In regard to vengeance, what if we used the golden rule in that too...as in, "We assume you are keeping the golden rule, so we must do you you as you have done to others."

that's the basis of public justice, which is the only safe justice because it carries with it the protection of the general will, "in many counsellors there is safety."

that's moral vengeance - otherwise known as justice - and when it becomes a collective habit...well...

As for, "do not do unto others as you would have them do unto you, because their tastes may be different." - I would dare you to forfeit, publically, openly, loudly, your golden rule protection for ten years, and then, if you are still alive, we will see...

Re: How do you feel about vengeance?

Posted: September 4th, 2016, 9:57 pm
by LuckyR
Socrates Tea wrote:What about the golden rule.

"learn to play the golden rule like a violin, and you will find happiness in this life and the next."

In regard to vengeance, what if we used the golden rule in that too...as in, "We assume you are keeping the golden rule, so we must do you you as you have done to others."

that's the basis of public justice, which is the only safe justice because it carries with it the protection of the general will, "in many counsellors there is safety."

that's moral vengeance - otherwise known as justice - and when it becomes a collective habit...well...

As for, "do not do unto others as you would have them do unto you, because their tastes may be different." - I would dare you to forfeit, publically, openly, loudly, your golden rule protection for ten years, and then, if you are still alive, we will see...
The Golden Rule assumes too much to be a useful guide for anything but the most overly simplified of situations. For example, the thief who doesn't believe in punishment for criminals. No, we need to delve a lot deeper than the golden rule.

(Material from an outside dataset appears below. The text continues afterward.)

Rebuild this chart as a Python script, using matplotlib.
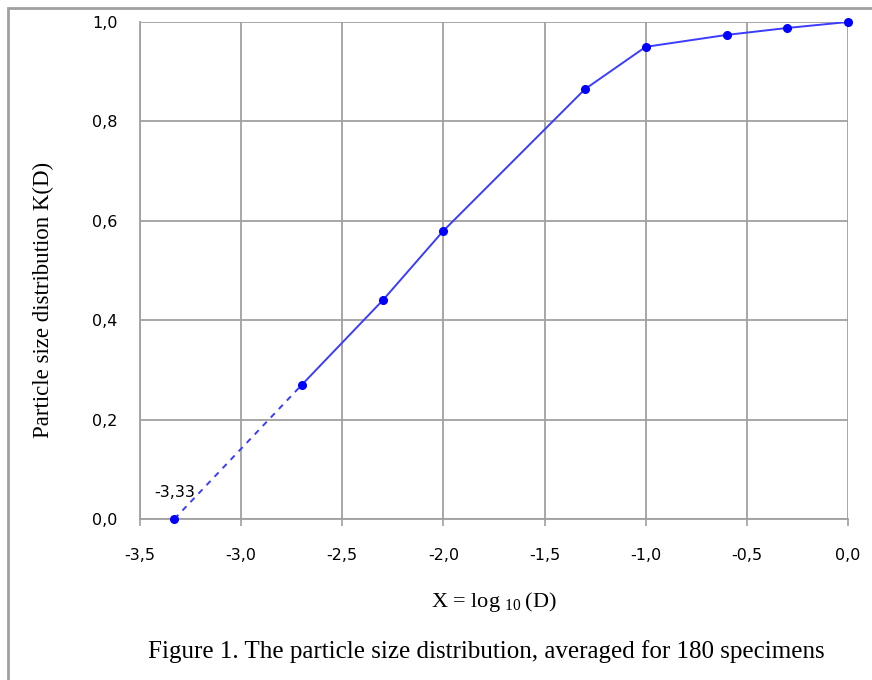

Re: How do you feel about vengeance?

Posted: September 7th, 2016, 1:16 pm
by TSBU
When I think about vengeance I think about the "Vorcha" in mass effect.

If I have to keep myself safe, I don't like to inflict pain to change other people mind, I prefer to destroy their capacity to disturb me. Pain isn't the best for that (vengeance is about pain), some people never learn, and they like violence, they feel "in their territory" when it comes to violence, they search it.

If I have to change a person with violence and pain, that means that the person isn't very smart, he can't understand why is it better to live and let live. It's boring and nearly always a waste of time, since there will allways be people like that.

Now, if someone can inflict pain, and have a mind ready for that, I may wait till that person do something, to give a chance and to make sure that I can explain why I've done what I've done. Then I see natural and logical to destroy that person, with a plan, because I know what I gain, not guided by a feeling of vengeance.

I've never do that, because it's difficult to disturb me enough, and there are too many people like that (or too few the other way) to choose specifically one. I would do it if someone gets obsesed with me etc.